Restate the whole of the material. Keep every word, and drop the pictures.
**** PROVIDED DATA ****
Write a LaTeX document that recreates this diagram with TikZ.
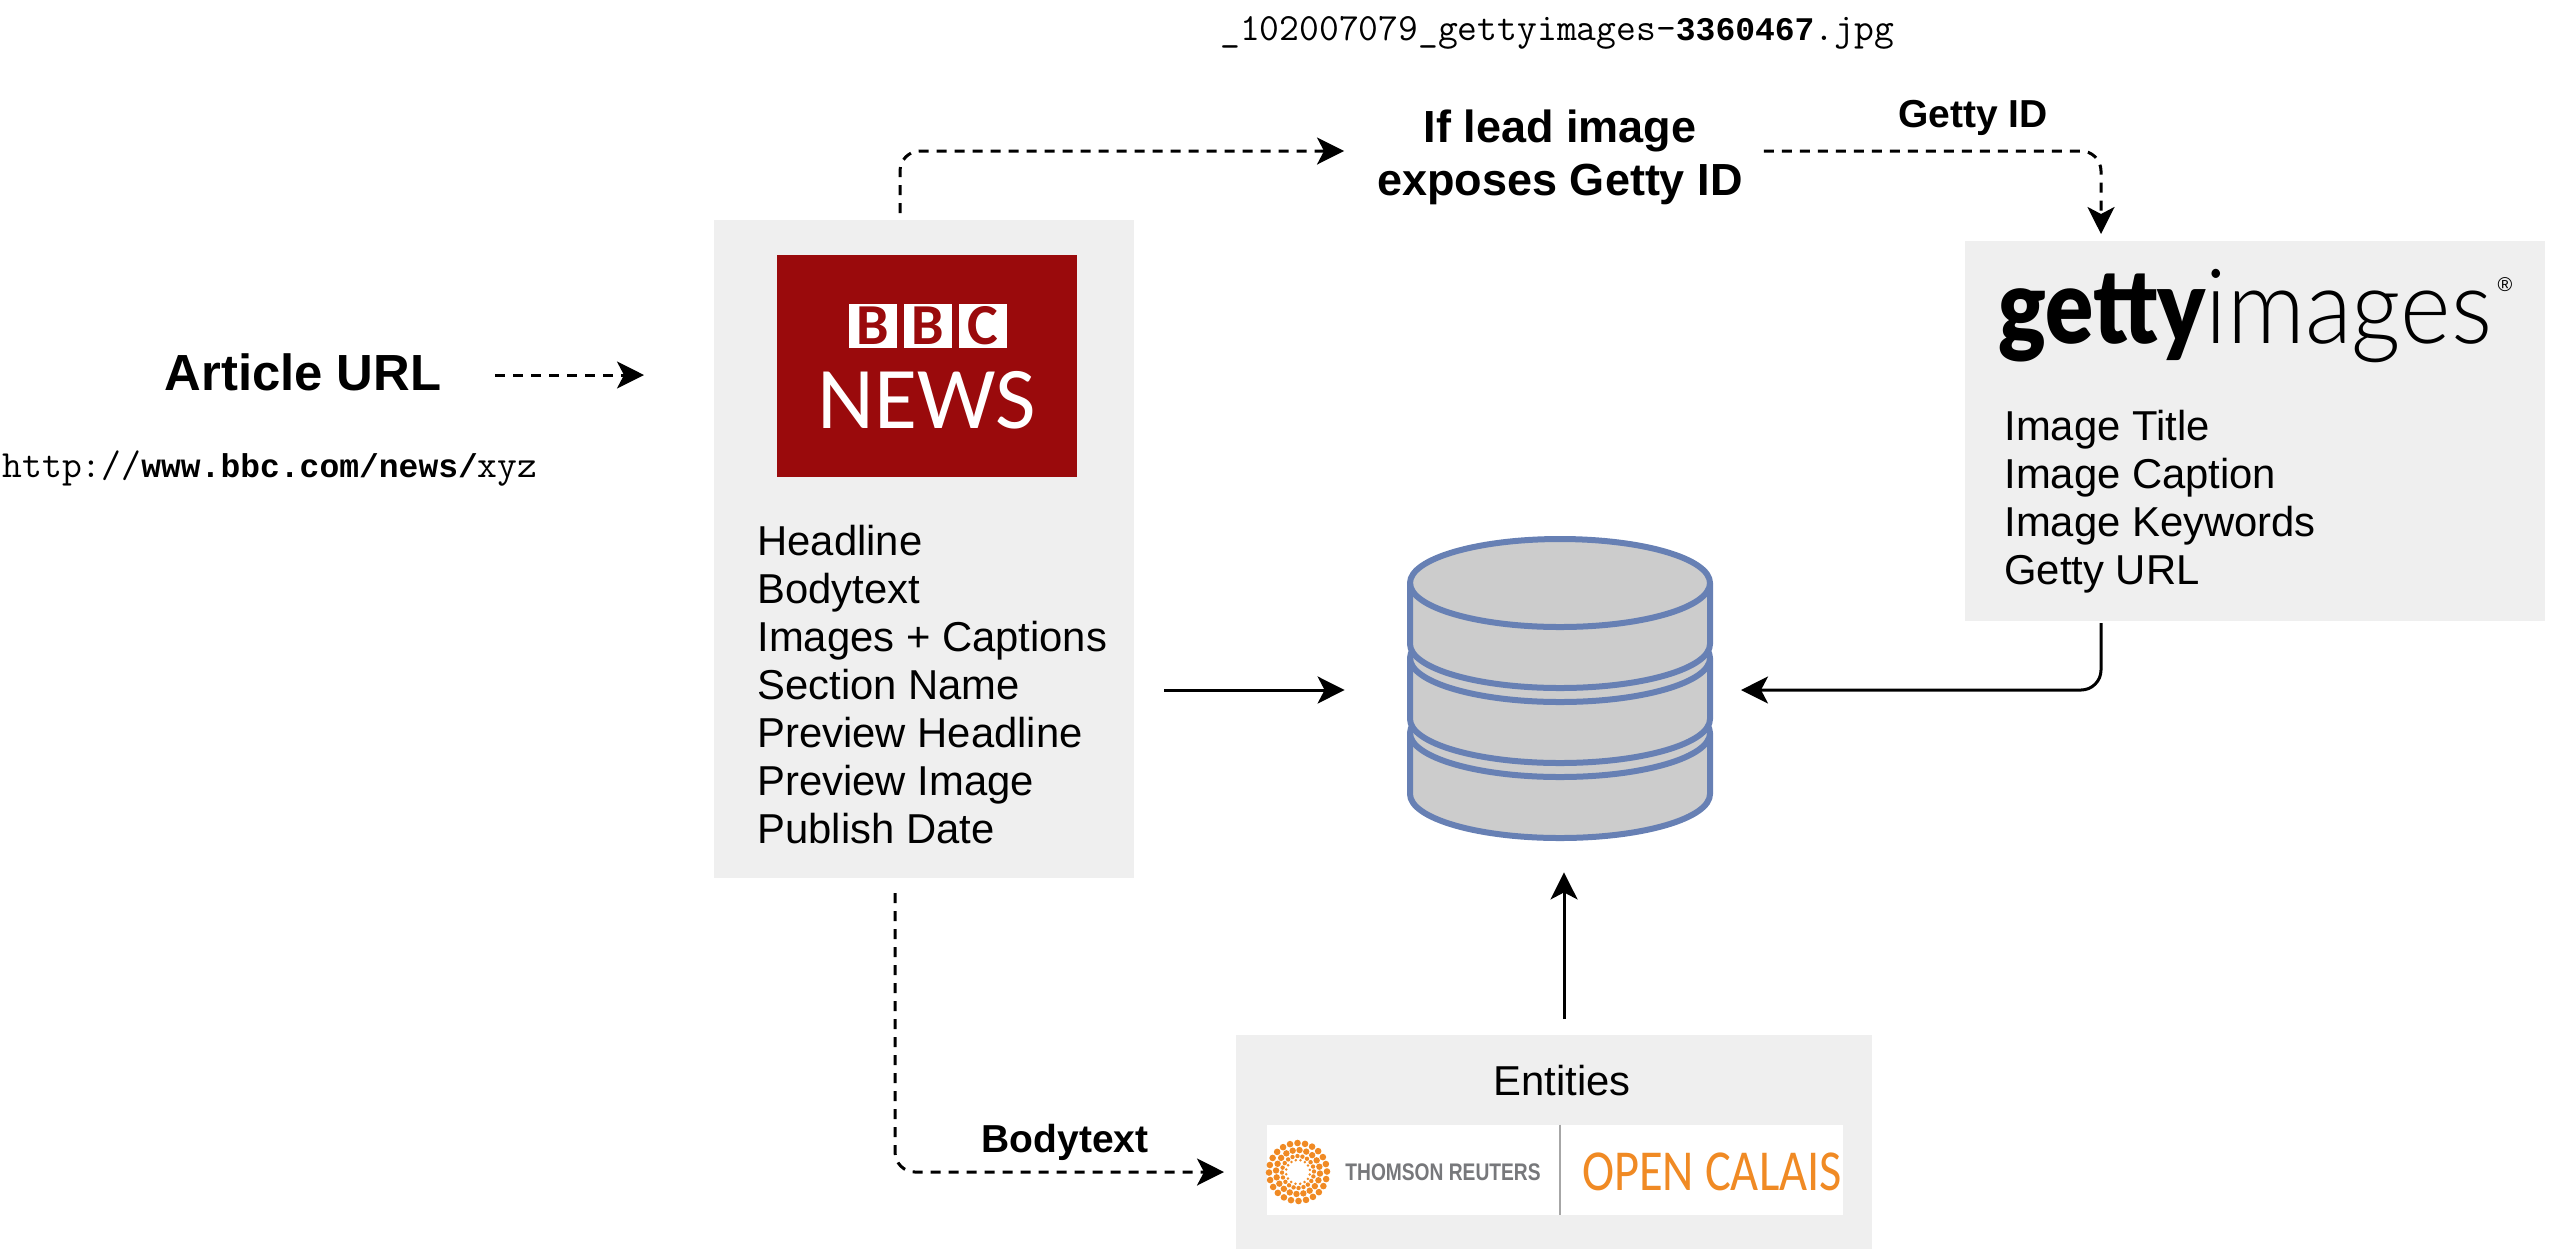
\documentclass[tikz,border=0pt]{standalone}
\usepackage{fontspec}
\setmainfont{Liberation Sans}
\newfontfamily\gillfam{Carlito}
\newfontfamily\gettyboldfam{Lato Black}
\newfontfamily\gettylightfam{Lato Light}
\newfontfamily\boldmonofam{Liberation Mono}
\usetikzlibrary{arrows.meta,positioning}
\newcommand{\bmono}[1]{{\boldmonofam\bfseries\fontsize{16.5}{20}\selectfont #1}}
\definecolor{boxgray}{HTML}{EFEFEF}
\definecolor{bbcred}{HTML}{9A0A0C}
\definecolor{dbfill}{HTML}{CCCCCC}
\definecolor{dbline}{HTML}{6780B4}
\definecolor{calais}{HTML}{F08A24}
\definecolor{tr}{HTML}{77787B}
\tikzset{
    graybox/.style={fill=boxgray,inner sep=0pt},
    listtext/.style={anchor=north west,align=left,inner sep=0pt,font=\fontsize{20.9}{24}\selectfont},
    boldtext/.style={inner sep=0pt,align=center,font=\bfseries\fontsize{22.5}{26.5}\selectfont},
    boldsmall/.style={inner sep=0pt,font=\bfseries\fontsize{19.5}{22}\selectfont},
    monotext/.style={inner sep=0pt,font=\ttfamily\fontsize{19.24}{20}\selectfont},
    solidarrow/.style={line width=1.5pt,-{Stealth[length=13.5pt,width=13.5pt,inset=3.5pt]},rounded corners=10pt},
    dasharrow/.style={solidarrow,dash pattern=on 5pt off 4pt},
    bbcletter/.style={fill=white,text=bbcred,inner sep=0pt,minimum width=24pt,minimum height=22pt,font=\gillfam\bfseries\fontsize{29}{29}\selectfont},
    dbcan/.style={fill=dbfill,draw=dbline,line width=3pt},
    dbarc/.style={draw=dbline,line width=3pt}
}
\begin{document}
\begin{tikzpicture}[x=0.5pt,y=-0.5pt]
\useasboundingbox (0,0) rectangle (2570,1250);
% boxes
\node[graybox,minimum width=210pt,minimum height=329pt] (bbc) at (924,549) {};
\node[graybox,minimum width=290pt,minimum height=190pt] (getty) at (2255,431) {};
\node[graybox,minimum width=318pt,minimum height=107pt] (entities) at (1554,1142) {};
% bbc logo
\node[fill=bbcred,inner sep=0pt,minimum width=150pt,minimum height=111pt] (bbclogo) at (927,366) {};
\foreach \name/\letter/\x in {b1/B/873,b2/B/928,c1/C/983}
    \node[bbcletter] (\name) at (\x,326) {\letter};
\node[inner sep=0pt,text=white,font=\gillfam\fontsize{44}{44}\selectfont] (news) at (927,400) {NEWS};
% lists
\node[listtext] (bbclist) at (757,525) {Headline\\Bodytext\\Images + Captions\\Section Name\\Preview Headline\\Preview Image\\Publish Date};
\node[listtext] (gettylist) at (2004,410) {Image Title\\Image Caption\\Image Keywords\\Getty URL};
% getty logo
\node[inner sep=0pt,anchor=base west] (gettylogo) at (1998,343) {\fontsize{52}{52}\selectfont\scalebox{0.86}[1]{\gettyboldfam getty}\scalebox{0.93}[1]{\gettylightfam images}};
\node[inner sep=0pt,font=\fontsize{10}{10}\selectfont] (reg) at (2505,285) {\textregistered};
% labels
\node[monotext] (filename) at (1557,33) {\_102007079\_gettyimages-\bmono{3360467}.jpg};
\node[boldtext] (lead) at (1560,157) {If lead image\\exposes Getty ID};
\node[boldsmall] (gettyid) at (1973,118) {Getty ID};
\node[boldtext,font=\bfseries\fontsize{25.4}{28}\selectfont] (url) at (303,372) {Article URL};
\node[monotext] (urltext) at (270,469) {http://\bmono{www.bbc.com/news/}xyz};
\node[boldsmall] (bodytext) at (1065,1142) {Bodytext};
\node[inner sep=0pt,font=\fontsize{20.9}{24}\selectfont] (entlabel) at (1562,1081) {Entities};
% calais strip
\node[fill=white,inner sep=0pt,minimum width=288pt,minimum height=45pt] (strip) at (1555,1170) {};
\draw[gray!70,line width=1pt] (strip.north) ++(5,0) -- ++(0,90);
\node[inner sep=0pt,text=tr,font=\bfseries\fontsize{12}{12}\selectfont] (tlabel) at (1443,1172) {\scalebox{0.8}[1]{THOMSON REUTERS}};
\node[inner sep=0pt,text=calais,font=\gillfam\fontsize{29}{30}\selectfont] (olabel) at (1712,1172) {\scalebox{0.835}[1]{OPEN CALAIS}};
\foreach \r/\s/\n in {29/3.3/24,22/3.2/20,16/2.2/20,12/1.4/16} {
    \foreach \i in {1,...,\n}
        \fill[calais] (1298,1172) ++({360*\i/\n+\r}:{\r}) circle[radius=\s];
}
% db
\node[inner sep=0pt,minimum width=153pt,minimum height=153pt] (db) at (1560,690) {};
\foreach \y in {794,719,644} {
    \draw[dbcan] (1410,\y-61) arc[start angle=180,end angle=360,x radius=150,y radius=44]
        -- (1710,\y) arc[start angle=0,end angle=180,x radius=150,y radius=44] -- cycle;
    \draw[dbarc] (1410,\y-61) arc[start angle=180,end angle=0,x radius=150,y radius=44];
}
% arrows
\coordinate (urlin) at (495,375);
\coordinate (bbcup) at (900,213);
\coordinate (bbcdown) at (895,893);
\coordinate (gettydown) at (2101,623);
\coordinate (entup) at (1564,1019);
\draw[dasharrow] (urlin) -- (644,375);
\draw[dasharrow,shorten >=16.5pt] (bbcup) |- ([yshift=3pt]lead.west);
\draw[dasharrow,shorten <=10.5pt] ([yshift=3pt]lead.east) -| (2101,234);
\draw[solidarrow,shorten <=15pt,shorten >=31pt] (bbc.east |- db.west) -- (db.west);
\draw[solidarrow] (gettydown) |- (1741,690);
\draw[solidarrow,shorten >=14.5pt] (entup) -- ([xshift=2pt]db.south);
\draw[dasharrow] (bbcdown) |- (1224,1172);
\end{tikzpicture}
\end{document}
****
• _OUTPUT FOR THIS TASK_:
Write a LaTeX document that recreates this diagram with TikZ.
\documentclass[tikz,border=0pt]{standalone}
\usepackage{fontspec}
\setmainfont{Liberation Sans}
\newfontfamily\gillfam{Carlito}
\newfontfamily\gettyboldfam{Lato Black}
\newfontfamily\gettylightfam{Lato Light}
\newfontfamily\boldmonofam{Liberation Mono}
\usetikzlibrary{arrows.meta,positioning}
\newcommand{\bmono}[1]{{\boldmonofam\bfseries\fontsize{16.5}{20}\selectfont #1}}
\definecolor{boxgray}{HTML}{EFEFEF}
\definecolor{bbcred}{HTML}{9A0A0C}
\definecolor{dbfill}{HTML}{CCCCCC}
\definecolor{dbline}{HTML}{6780B4}
\definecolor{calais}{HTML}{F08A24}
\definecolor{tr}{HTML}{77787B}
\tikzset{
    graybox/.style={fill=boxgray,inner sep=0pt},
    listtext/.style={anchor=north west,align=left,inner sep=0pt,font=\fontsize{20.9}{24}\selectfont},
    boldtext/.style={inner sep=0pt,align=center,font=\bfseries\fontsize{22.5}{26.5}\selectfont},
    boldsmall/.style={inner sep=0pt,font=\bfseries\fontsize{19.5}{22}\selectfont},
    monotext/.style={inner sep=0pt,font=\ttfamily\fontsize{19.24}{20}\selectfont},
    solidarrow/.style={line width=1.5pt,-{Stealth[length=13.5pt,width=13.5pt,inset=3.5pt]},rounded corners=10pt},
    dasharrow/.style={solidarrow,dash pattern=on 5pt off 4pt},
    bbcletter/.style={fill=white,text=bbcred,inner sep=0pt,minimum width=24pt,minimum height=22pt,font=\gillfam\bfseries\fontsize{29}{29}\selectfont},
    dbcan/.style={fill=dbfill,draw=dbline,line width=3pt},
    dbarc/.style={draw=dbline,line width=3pt}
}
\begin{document}
\begin{tikzpicture}[x=0.5pt,y=-0.5pt]
\useasboundingbox (0,0) rectangle (2570,1250);
% boxes
\node[graybox,minimum width=210pt,minimum height=329pt] (bbc) at (924,549) {};
\node[graybox,minimum width=290pt,minimum height=190pt] (getty) at (2255,431) {};
\node[graybox,minimum width=318pt,minimum height=107pt] (entities) at (1554,1142) {};
% bbc logo
\node[fill=bbcred,inner sep=0pt,minimum width=150pt,minimum height=111pt] (bbclogo) at (927,366) {};
\foreach \name/\letter/\x in {b1/B/873,b2/B/928,c1/C/983}
    \node[bbcletter] (\name) at (\x,326) {\letter};
\node[inner sep=0pt,text=white,font=\gillfam\fontsize{44}{44}\selectfont] (news) at (927,400) {NEWS};
% lists
\node[listtext] (bbclist) at (757,525) {Headline\\Bodytext\\Images + Captions\\Section Name\\Preview Headline\\Preview Image\\Publish Date};
\node[listtext] (gettylist) at (2004,410) {Image Title\\Image Caption\\Image Keywords\\Getty URL};
% getty logo
\node[inner sep=0pt,anchor=base west] (gettylogo) at (1998,343) {\fontsize{52}{52}\selectfont\scalebox{0.86}[1]{\gettyboldfam getty}\scalebox{0.93}[1]{\gettylightfam images}};
\node[inner sep=0pt,font=\fontsize{10}{10}\selectfont] (reg) at (2505,285) {\textregistered};
% labels
\node[monotext] (filename) at (1557,33) {\_102007079\_gettyimages-\bmono{3360467}.jpg};
\node[boldtext] (lead) at (1560,157) {If lead image\\exposes Getty ID};
\node[boldsmall] (gettyid) at (1973,118) {Getty ID};
\node[boldtext,font=\bfseries\fontsize{25.4}{28}\selectfont] (url) at (303,372) {Article URL};
\node[monotext] (urltext) at (270,469) {http://\bmono{www.bbc.com/news/}xyz};
\node[boldsmall] (bodytext) at (1065,1142) {Bodytext};
\node[inner sep=0pt,font=\fontsize{20.9}{24}\selectfont] (entlabel) at (1562,1081) {Entities};
% calais strip
\node[fill=white,inner sep=0pt,minimum width=288pt,minimum height=45pt] (strip) at (1555,1170) {};
\draw[gray!70,line width=1pt] (strip.north) ++(5,0) -- ++(0,90);
\node[inner sep=0pt,text=tr,font=\bfseries\fontsize{12}{12}\selectfont] (tlabel) at (1443,1172) {\scalebox{0.8}[1]{THOMSON REUTERS}};
\node[inner sep=0pt,text=calais,font=\gillfam\fontsize{29}{30}\selectfont] (olabel) at (1712,1172) {\scalebox{0.835}[1]{OPEN CALAIS}};
\foreach \r/\s/\n in {29/3.3/24,22/3.2/20,16/2.2/20,12/1.4/16} {
    \foreach \i in {1,...,\n}
        \fill[calais] (1298,1172) ++({360*\i/\n+\r}:{\r}) circle[radius=\s];
}
% db
\node[inner sep=0pt,minimum width=153pt,minimum height=153pt] (db) at (1560,690) {};
\foreach \y in {794,719,644} {
    \draw[dbcan] (1410,\y-61) arc[start angle=180,end angle=360,x radius=150,y radius=44]
        -- (1710,\y) arc[start angle=0,end angle=180,x radius=150,y radius=44] -- cycle;
    \draw[dbarc] (1410,\y-61) arc[start angle=180,end angle=0,x radius=150,y radius=44];
}
% arrows
\coordinate (urlin) at (495,375);
\coordinate (bbcup) at (900,213);
\coordinate (bbcdown) at (895,893);
\coordinate (gettydown) at (2101,623);
\coordinate (entup) at (1564,1019);
\draw[dasharrow] (urlin) -- (644,375);
\draw[dasharrow,shorten >=16.5pt] (bbcup) |- ([yshift=3pt]lead.west);
\draw[dasharrow,shorten <=10.5pt] ([yshift=3pt]lead.east) -| (2101,234);
\draw[solidarrow,shorten <=15pt,shorten >=31pt] (bbc.east |- db.west) -- (db.west);
\draw[solidarrow] (gettydown) |- (1741,690);
\draw[solidarrow,shorten >=14.5pt] (entup) -- ([xshift=2pt]db.south);
\draw[dasharrow] (bbcdown) |- (1224,1172);
\end{tikzpicture}
\end{document}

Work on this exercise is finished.